I write separately, to supplement the decision rendered today and comment on a procedural difficulty involved in this case. The common pleas court correctly concluded that (1) the State Medical Board was required to establish that Dr. *Page 563 Urella's New York license had been disciplined, and (2) that the action upon which the Ohio Medical Board's decision was based would likewise have constituted a violation of the Ohio Medical Practices Act. The State Medical Board previously concluded the following:
"The Board concludes that Dr. Urella's surrender of his New York Medical license, under charge from the New York Board of seventeen (17) specific violations of the New York Medical Practices Act, involving actions that would have in many, if not all, such instances constituted a violation of Ohio's Medical Practices Act, is tantamount to the `limitation, revocation, or suspension by another state of a license or certificate to practice issued by the proper licensing authority of that state * * * for an action that also would have been a violation of this chapter, except for nonpayment of fees.'"

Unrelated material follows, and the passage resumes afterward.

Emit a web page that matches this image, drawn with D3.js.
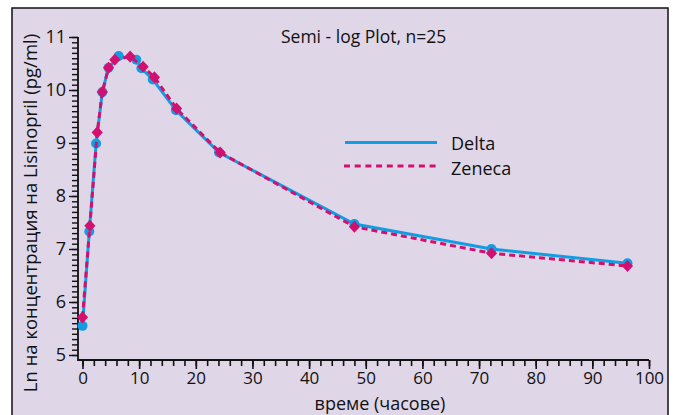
<!DOCTYPE html>
<html><head><meta charset="utf-8">
<script src="https://cdn.jsdelivr.net/npm/d3@7"></script>
<style>body{margin:0;background:#fff}svg{display:block}text{font-family:"Open Sans",sans-serif;fill:#111}</style>
</head><body><svg id="c" width="675" height="415"></svg>
<script>
const deltaTime = [0, 1.2, 2.4, 3.5, 4.6, 6.4, 9.5, 10.4, 12.4, 16.5, 24.1, 48, 72.2, 96.2];
const deltaValue = [5.55, 7.33, 8.99, 9.96, 10.42, 10.64, 10.57, 10.41, 10.20, 9.62, 8.82, 7.47, 7.00, 6.73];
const zenecaTime = [0, 1.3, 2.6, 3.5, 4.6, 5.7, 8.4, 10.7, 12.7, 16.6, 24.3, 48, 72.2, 96.2];
const zenecaValue = [5.71, 7.44, 9.20, 9.96, 10.42, 10.57, 10.63, 10.44, 10.24, 9.65, 8.82, 7.42, 6.92, 6.68];
const xTicks = [0, 10, 20, 30, 40, 50, 60, 70, 80, 90, 100];
const yTicks = [5, 6, 7, 8, 9, 10, 11];
const seriesNames = ["Delta", "Zeneca"];
const titleText = "Semi - log Plot, n=25";
const xLabel = "време (часове)";
const yLabel = "Ln на концентрация на Lisinopril (pg/ml)";

const blue = "#129CE2", mag = "#D3106F";
const svg = d3.select("#c");
svg.append("rect").attr("x", 12).attr("y", 8).attr("width", 656).attr("height", 420)
  .attr("fill", "#DFD6E8").attr("stroke", "#111").attr("stroke-width", 1.5);

const x = d3.scaleLinear().domain([0, 100]).range([82.5, 649]);
const y = d3.scaleLinear().domain([5, 11]).range([355, 37]);
const axX = 78, axY = 360;

const gx = svg.append("g").attr("transform", `translate(0,${axY})`);
gx.call(d3.axisBottom(x).tickValues(d3.range(0, 101, 2)).tickSize(6).tickFormat(""));
gx.append("g").call(d3.axisBottom(x).tickValues(xTicks).tickSize(9).tickPadding(3).tickFormat(d3.format("d")));
gx.selectAll(".domain").remove();
gx.selectAll("line").attr("stroke", "#111").attr("stroke-width", 1.6);
gx.selectAll("text").attr("font-size", 17).attr("font-family", "Open Sans").attr("fill", "#111");

const gy = svg.append("g").attr("transform", `translate(${axX},0)`);
gy.call(d3.axisLeft(y).tickValues(d3.range(50, 111, 1).map(v => v / 10)).tickSize(6).tickFormat(""));
gy.append("g").call(d3.axisLeft(y).tickValues(yTicks).tickSize(9).tickPadding(3).tickFormat(d3.format("d")));
gy.selectAll(".domain").remove();
gy.selectAll("line").attr("stroke", "#111").attr("stroke-width", 1.4);
gy.selectAll("text").attr("font-size", 18).attr("font-family", "Open Sans").attr("fill", "#111");

svg.append("path").attr("d", `M${axX},${y(11)}V${axY}H${x(100)}`)
  .attr("fill", "none").attr("stroke", "#111").attr("stroke-width", 1.8);

const delta = deltaTime.map((t, i) => [t, deltaValue[i]]);
const zen = zenecaTime.map((t, i) => [t, zenecaValue[i]]);
const line = d3.line().x(d => x(d[0])).y(d => y(d[1]));

svg.append("path").attr("d", line(delta)).attr("fill", "none").attr("stroke", blue).attr("stroke-width", 3);
svg.selectAll(".dc").data(delta).enter().append("circle")
  .attr("cx", d => x(d[0])).attr("cy", d => y(d[1])).attr("r", 5).attr("fill", blue);
svg.append("path").attr("d", line(zen)).attr("fill", "none").attr("stroke", mag).attr("stroke-width", 3)
  .attr("stroke-dasharray", "6,4");
svg.selectAll(".zd").data(zen).enter().append("path")
  .attr("d", d3.symbol(d3.symbolDiamond2, 80)())
  .attr("transform", d => `translate(${x(d[0])},${y(d[1])}) scale(1,1.08)`).attr("fill", mag);

svg.append("line").attr("x1", 345).attr("x2", 437).attr("y1", 142.5).attr("y2", 142.5)
  .attr("stroke", blue).attr("stroke-width", 3);
svg.append("line").attr("x1", 344).attr("x2", 436).attr("y1", 166).attr("y2", 166)
  .attr("stroke", mag).attr("stroke-width", 3).attr("stroke-dasharray", "6,4.7");
svg.append("text").attr("x", 451).attr("y", 150).attr("font-size", 18).text(seriesNames[0]);
svg.append("text").attr("x", 451).attr("y", 174.5).attr("font-size", 18).text(seriesNames[1]);

svg.append("text").attr("x", 281).attr("y", 43).attr("font-size", 17.5).text(titleText);
svg.append("text").attr("x", 380).attr("y", 409.5).attr("text-anchor", "middle").attr("font-size", 18).text(xLabel);
svg.append("text").attr("transform", "translate(37,213) rotate(-90)").attr("text-anchor", "middle")
  .attr("font-size", 18.5).text(yLabel);
</script></body></html>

A threshold issue in this case is whether Dr. Urella's surrender of his New York license is legally tantamount to a disciplinary action. I do not believe that a surrender of license, under the circumstances here involved, is tantamount to a disciplinary action. While such conduct by a licensee might appear to be the result of a disciplinary action, an express denial of any wrongdoing by the practitioner, in the absence of proof of specific charges, does not equate to proof of violation of law in another state that, if carried out in Ohio, would constitute a violation of the Ohio Medical Practices Act. The Ohio Medical Board's decision on the record before us is not supported by either probative or substantial evidence, as there can be no legal determination of wrongdoing without evidence. The allegations of wrongdoing or charges, in whatever form, do not in themselves rise to the level of proof or evidentiary findings of wrongdoing. Since the original proceedings in New York involved no admission of misconduct and there was no adjudication of misconduct, there could be no such conclusion reached by the Ohio Medical Board in the absence of specific evidentiary findings that the alleged wrongful conduct in New York actually occurred.
Part of the problem in this case is the Ohio Medical Board's urging of a strained interpretation of a no contest plea entered by the doctor, with acceptance of denial, as allowed in New York. The difficulty of this procedural posture and the problem for the Ohio Medical Board is that New York allows the surrender of the license, accepts a denial of charges, and makes no findings of wrongdoing. The record upon which the Ohio Medical Board's action is founded is upon a case where charges are answered by the doctor but remain pending in an unproven status. There should then be no inference taken from these circumstances for the benefit of or to the detriment of either party. To put it another way, the doctor could argue there is no inference of wrongdoing and the state of New York could argue there is an inference of guilt or there would be need to surrender the license. But there could be a surrender of the medical *Page 564 license without any charges of wrongdoing. We are thus back to the ultimate defect in this case from the standpoint that in the absence of an affirmative disciplinary action by the New York Board, and the absence of any evidence in the record establishing actual wrongdoing, the charges are not a conclusive determination sufficient to support a disciplinary action in Ohio. There is, therefore, an absence in this case of reliable, substantive and substantial proof upon which the Ohio Medical Board based its decision. The judgment of the Franklin County Court of Common Pleas should accordingly be affirmed.